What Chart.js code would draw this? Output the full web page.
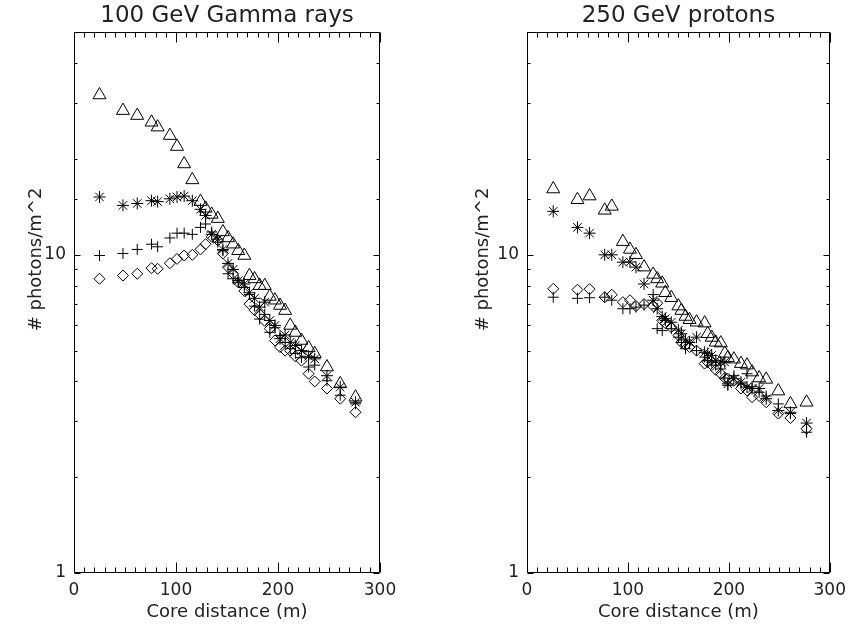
<!DOCTYPE html>
<html lang="en">
<head>
    <meta charset="UTF-8">
    <title>Photon density vs core distance</title>
    <script src="https://cdn.jsdelivr.net/npm/chart.js"></script>
    <style>
        body {
            margin: 0;
            background: #fff;
            width: 853px;
            height: 632px;
            overflow: hidden;
            position: relative;
        }
        canvas {
            position: absolute;
            top: 0;
        }
        #gammaChart { left: 0; }
        #protonChart { left: 426px; }
    </style>
</head>
<body>
    <canvas id="gammaChart" width="426" height="632"></canvas>
    <canvas id="protonChart" width="427" height="632"></canvas>

    <script>
        // core distance (m) of each sample, one list per panel
        const gammaDist = [25, 48, 62, 76, 82, 94, 101, 108, 116, 124, 129, 135, 141, 146, 151, 156, 161, 167, 172, 177, 182, 187, 192, 197, 202, 207, 212, 217, 223, 230, 236, 248, 261, 276];
        const gammaTri = [31.8, 28.4, 27.4, 26.1, 25.2, 23.7, 21.9, 19.3, 17.2, 14.7, 14.0, 13.4, 13.0, 11.8, 11.3, 10.8, 10.3, 9.95, 8.6, 8.4, 8.0, 8.0, 7.4, 7.2, 6.93, 6.68, 6.0, 5.7, 5.38, 5.1, 4.89, 4.44, 3.93, 3.57];
        const gammaStar = [15.2, 14.3, 14.5, 14.8, 14.7, 15.0, 15.2, 15.3, 14.8, 13.9, 13.3, 11.6, 11.2, 10.4, 9.4, 9.0, 8.3, 8.1, 7.6, 7.3, 6.85, 7.1, 6.22, 6.0, 5.45, 5.6, 5.31, 5.19, 5.0, 4.8, 4.71, 4.17, 3.84, 3.44];
        const gammaPlus = [9.95, 10.1, 10.4, 10.8, 10.6, 11.3, 11.7, 11.7, 11.6, 12.2, 12.5, 11.8, 10.96, 10.3, 8.72, 8.41, 8.2, 7.9, 7.5, 6.9, 6.28, 6.5, 5.71, 5.9, 5.58, 5.3, 5.07, 4.9, 4.75, 4.44, 4.5, 4.02, 3.62, 3.40];
        const gammaDiamond = [8.41, 8.61, 8.72, 9.08, 9.04, 9.41, 9.71, 9.95, 10.0, 10.4, 10.8, 11.4, 11.1, 10.1, 9.15, 8.72, 8.2, 7.7, 7.0, 6.7, 6.5, 6.2, 5.86, 5.38, 5.13, 5.0, 5.0, 4.8, 4.65, 4.23, 4.0, 3.8, 3.53, 3.2];

        const protonDist = [26, 50, 62, 77, 84, 95, 102, 108, 116, 125, 129, 134, 137, 143, 150, 153, 157, 161, 168, 176, 179, 183, 187, 192, 196, 199, 205, 212, 218, 223, 230, 237, 249, 261, 277];
        const protonTri = [16.1, 14.9, 15.3, 13.8, 14.2, 11.0, 10.4, 10.0, 9.15, 8.68, 8.4, 8.14, 7.6, 7.33, 6.9, 6.68, 6.4, 6.25, 6.14, 6.1, 5.65, 5.5, 5.31, 5.28, 4.9, 4.75, 4.7, 4.55, 4.5, 4.28, 4.1, 4.06, 3.73, 3.40, 3.44];
        const protonStar = [13.7, 12.2, 11.7, 10.0, 10.0, 9.48, 9.5, 9.15, 8.1, 7.2, 6.77, 6.40, 6.3, 6.14, 5.8, 5.65, 5.4, 5.31, 5.51, 4.94, 4.9, 4.83, 4.65, 4.6, 4.6, 3.93, 4.08, 3.98, 3.84, 3.80, 3.80, 3.53, 3.24, 3.20, 2.96];
        const protonPlus = [7.36, 7.3, 7.33, 7.36, 7.2, 6.77, 6.77, 6.85, 6.95, 7.5, 5.86, 5.78, 6.22, 5.86, 5.51, 5.3, 5.07, 5.31, 5.0, 4.77, 4.65, 4.6, 4.5, 4.38, 4.1, 3.89, 4.17, 3.93, 4.23, 3.85, 3.70, 3.6, 3.40, 3.17, 2.77];
        const protonDiamond = [7.82, 7.77, 7.8, 7.36, 7.49, 7.1, 7.2, 6.9, 7.0, 6.9, 7.05, 6.22, 6.1, 5.92, 5.58, 5.31, 5.2, 5.13, 5.0, 4.55, 4.6, 4.5, 4.35, 4.23, 4.1, 4.08, 4.02, 3.8, 3.75, 3.57, 3.6, 3.44, 3.17, 3.07, 2.84];

        const xTickLabels = [0, 100, 200, 300];
        const yTickLabels = [1, 10];
        const yTitle = '# photons/m^2';

        Chart.defaults.font.family = "'DejaVu Sans', sans-serif";
        Chart.defaults.color = '#222';

        // IDL style frame: box on all four sides, ticks pointing inwards,
        // y title drawn here because it sits above the middle of the axis
        const frameTicks = {
            id: 'frameTicks',
            afterDatasetsDraw(chart, args, opts) {
                const {ctx, chartArea: a, scales: {x, y}} = chart;
                const L = Math.round(a.left) + 0.5, R = Math.round(a.right) - 0.5;
                const T = Math.round(a.top) + 0.5, B = Math.round(a.bottom) - 0.5;
                ctx.save();
                ctx.strokeStyle = '#000';
                ctx.lineWidth = 1;
                ctx.beginPath();
                ctx.rect(L, T, R - L, B - T);
                x.ticks.forEach(t => {
                    const px = Math.round(x.getPixelForValue(t.value)) + 0.5;
                    const len = xTickLabels.includes(t.value) ? 10 : 5;
                    ctx.moveTo(px, B); ctx.lineTo(px, B - len);
                    ctx.moveTo(px, T); ctx.lineTo(px, T + len);
                });
                y.ticks.forEach(t => {
                    const py = Math.round(y.getPixelForValue(t.value)) + 0.5;
                    const len = yTickLabels.includes(t.value) ? 6 : 3;
                    ctx.moveTo(L, py); ctx.lineTo(L + len, py);
                    ctx.moveTo(R, py); ctx.lineTo(R - len, py);
                });
                ctx.stroke();

                ctx.translate(opts.titleX, a.top + (a.bottom - a.top) * 0.42);
                ctx.rotate(-Math.PI / 2);
                ctx.fillStyle = '#222';
                ctx.font = "18px 'DejaVu Sans', sans-serif";
                ctx.textAlign = 'center';
                ctx.textBaseline = 'middle';
                ctx.fillText(yTitle, 0, 0);
                ctx.restore();
            }
        };

        function series(xs, ys, style, radius) {
            return {
                data: xs.map((v, i) => ({x: v, y: ys[i]})),
                pointStyle: style,
                pointRadius: radius,
                pointBorderWidth: 1,
                borderColor: '#000',
                backgroundColor: 'rgba(0,0,0,0)',
                showLine: false
            };
        }

        function makeChart(id, title, xs, tri, star, plus, diamond, yWidth, padRight, yTitleX) {
            return new Chart(document.getElementById(id), {
                type: 'scatter',
                data: {
                    datasets: [
                        series(xs, tri, 'triangle', 7.5),
                        series(xs, star, 'star', 6),
                        series(xs, plus, 'cross', 5.5),
                        series(xs, diamond, 'rectRot', 5.5)
                    ]
                },
                options: {
                    responsive: false,
                    animation: false,
                    layout: {padding: {left: 0, right: padRight, top: 0, bottom: 0}},
                    plugins: {
                        legend: {display: false},
                        tooltip: {enabled: false},
                        frameTicks: {titleX: yTitleX},
                        title: {
                            display: true,
                            text: title,
                            fullSize: false,
                            color: '#222',
                            font: {size: 23, weight: 'normal', lineHeight: 1.15},
                            padding: {top: 3, bottom: 3}
                        }
                    },
                    scales: {
                        x: {
                            type: 'linear',
                            min: 0,
                            max: 300,
                            grid: {display: false, drawTicks: false},
                            border: {display: false},
                            ticks: {
                                stepSize: 10,
                                autoSkip: false,
                                maxRotation: 0,
                                padding: 7,
                                font: {size: 17},
                                callback: v => xTickLabels.includes(v) ? String(v) : ''
                            },
                            title: {
                                display: true,
                                text: 'Core distance (m)',
                                font: {size: 18},
                                padding: {top: 0, bottom: 9}
                            },
                            afterFit: s => { s.height = 59; }
                        },
                        y: {
                            type: 'logarithmic',
                            min: 1,
                            max: 50,
                            grid: {display: false, drawTicks: false},
                            border: {display: false},
                            ticks: {
                                autoSkip: false,
                                padding: 8,
                                font: {size: 17},
                                callback: v => yTickLabels.includes(v) ? String(v) : ''
                            },
                            afterFit: s => { s.width = yWidth; }
                        }
                    }
                },
                plugins: [frameTicks]
            });
        }

        makeChart('gammaChart', '100 GeV Gamma rays', gammaDist, gammaTri, gammaStar, gammaPlus, gammaDiamond, 74, 46, 36);
        makeChart('protonChart', '250 GeV protons', protonDist, protonTri, protonStar, protonPlus, protonDiamond, 101, 20, 57);
    </script>
</body>
</html>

→ **Exercise requirements**
Starting at the first line of the material, output exactly the lines up to and including the one with "3.8, 3.53, 3.2];". Do not include the pictures.

→ **Written answer**
What Chart.js code would draw this? Output the full web page.
<!DOCTYPE html>
<html lang="en">
<head>
    <meta charset="UTF-8">
    <title>Photon density vs core distance</title>
    <script src="https://cdn.jsdelivr.net/npm/chart.js"></script>
    <style>
        body {
            margin: 0;
            background: #fff;
            width: 853px;
            height: 632px;
            overflow: hidden;
            position: relative;
        }
        canvas {
            position: absolute;
            top: 0;
        }
        #gammaChart { left: 0; }
        #protonChart { left: 426px; }
    </style>
</head>
<body>
    <canvas id="gammaChart" width="426" height="632"></canvas>
    <canvas id="protonChart" width="427" height="632"></canvas>

    <script>
        // core distance (m) of each sample, one list per panel
        const gammaDist = [25, 48, 62, 76, 82, 94, 101, 108, 116, 124, 129, 135, 141, 146, 151, 156, 161, 167, 172, 177, 182, 187, 192, 197, 202, 207, 212, 217, 223, 230, 236, 248, 261, 276];
        const gammaTri = [31.8, 28.4, 27.4, 26.1, 25.2, 23.7, 21.9, 19.3, 17.2, 14.7, 14.0, 13.4, 13.0, 11.8, 11.3, 10.8, 10.3, 9.95, 8.6, 8.4, 8.0, 8.0, 7.4, 7.2, 6.93, 6.68, 6.0, 5.7, 5.38, 5.1, 4.89, 4.44, 3.93, 3.57];
        const gammaStar = [15.2, 14.3, 14.5, 14.8, 14.7, 15.0, 15.2, 15.3, 14.8, 13.9, 13.3, 11.6, 11.2, 10.4, 9.4, 9.0, 8.3, 8.1, 7.6, 7.3, 6.85, 7.1, 6.22, 6.0, 5.45, 5.6, 5.31, 5.19, 5.0, 4.8, 4.71, 4.17, 3.84, 3.44];
        const gammaPlus = [9.95, 10.1, 10.4, 10.8, 10.6, 11.3, 11.7, 11.7, 11.6, 12.2, 12.5, 11.8, 10.96, 10.3, 8.72, 8.41, 8.2, 7.9, 7.5, 6.9, 6.28, 6.5, 5.71, 5.9, 5.58, 5.3, 5.07, 4.9, 4.75, 4.44, 4.5, 4.02, 3.62, 3.40];
        const gammaDiamond = [8.41, 8.61, 8.72, 9.08, 9.04, 9.41, 9.71, 9.95, 10.0, 10.4, 10.8, 11.4, 11.1, 10.1, 9.15, 8.72, 8.2, 7.7, 7.0, 6.7, 6.5, 6.2, 5.86, 5.38, 5.13, 5.0, 5.0, 4.8, 4.65, 4.23, 4.0, 3.8, 3.53, 3.2];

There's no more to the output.